The city should review it within 60 days, Bennett said, and send it back for any changes. That could be followed by an additional 45-day time period to review it again. Bennett is hopeful it won’t take that long.
“We have to look at whether students are in the building at that time. And if we can begin building without disrupting the school schedule, if it’s back to in-person,” Bennett said. “Those are a couple of factors that we’re looking at.”
Bennett said back in May that most of the Walker students responded to an online survey letting her know what they would like on the playground.
“This is how we know, for example, that they wanted to swing and hang and climb. They identify the different activities that they would like to do. I am so proud and thankful to the students for their involvement in this. And I think that’s what makes this project a really exciting one,” she said.
“This is all in response to a budgetary process that students did back in 2018, where all sixth-graders were involved in the process, and they identify the playground as one of the top things they wanted for their school. This is all in response to students. And I’d love to see more both projects and policies that are led by students in the future.”
Laura Santiago, a city school parent, said the Walker Playground Project is “very exciting,” adding that she commends the people who were able to raise the money.
“I’m sad that we had to use private funding for it. We couldn’t get it done with the city money, but I’m excited,” she said.
Earlier this year, a campaign launched by the Legal Aid Justice Center called on Virginia politicians to better fund public schools in which Executive Director Angela Ciofi cited Walker Upper Elementary School, which houses fifth and sixth grade, as a prime example of an underfunded school.
Ciofi also argued that Virginia is among the nation’s wealthiest states, yet it is the lowest in terms of state support for public schools.

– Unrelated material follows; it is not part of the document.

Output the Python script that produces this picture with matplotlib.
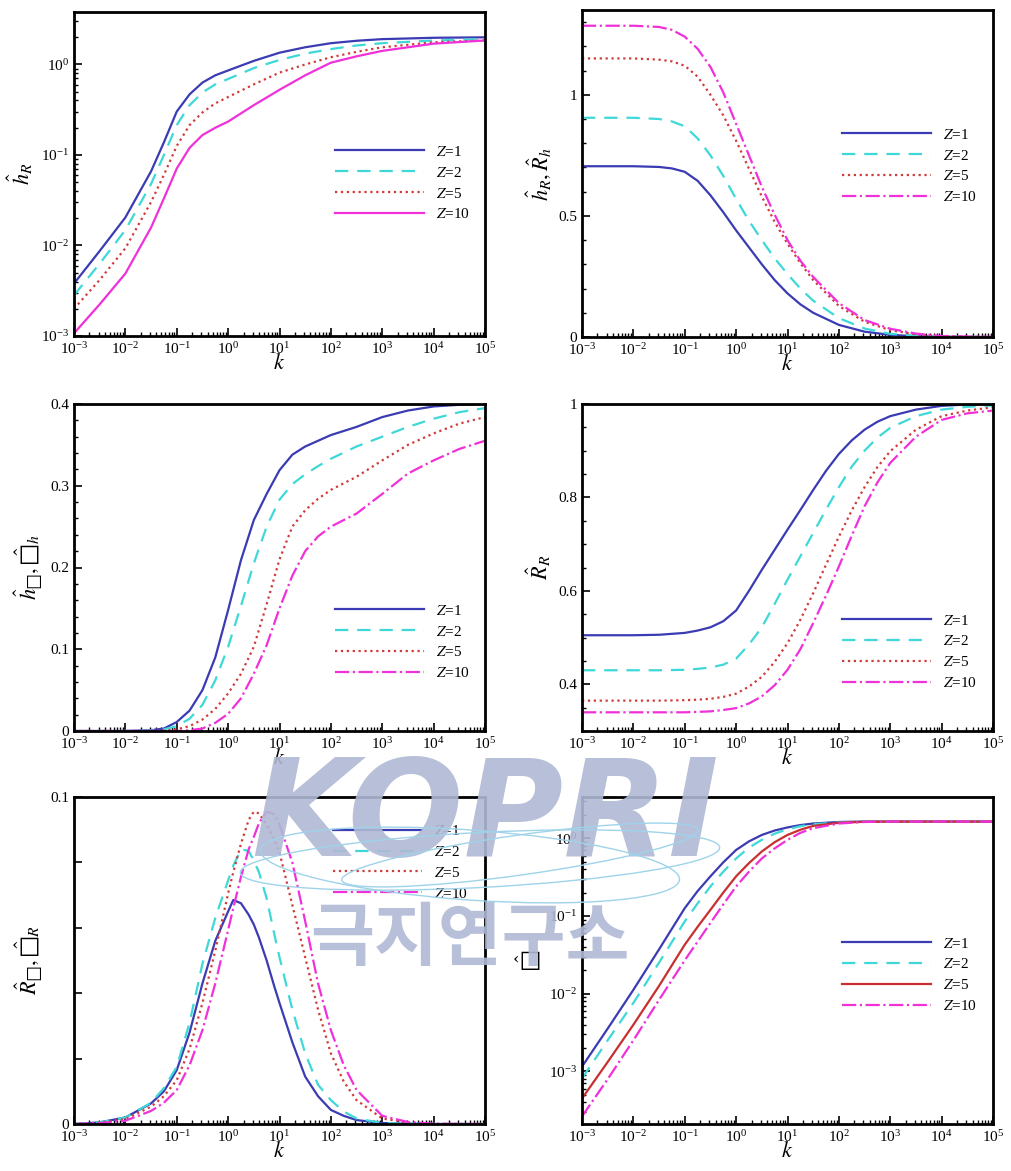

A Playground for Walker, the organization that raised money from the community to build the playground, is not only building the playground at the school.
“Once we got into the site, and then [we were] really taking a look at it, we saw the handicapped access for the community, the soccer field and the site to the playground will be not up to code,” Bennett said. “So, we’re funding a pathway.”
Because of these new features, the budget for the project has been increased by almost 25%.
“Having to add these features is going to be really beneficial to the city, but it also just makes the process a little bit longer. But in the long run, it will be beneficial to more community members.”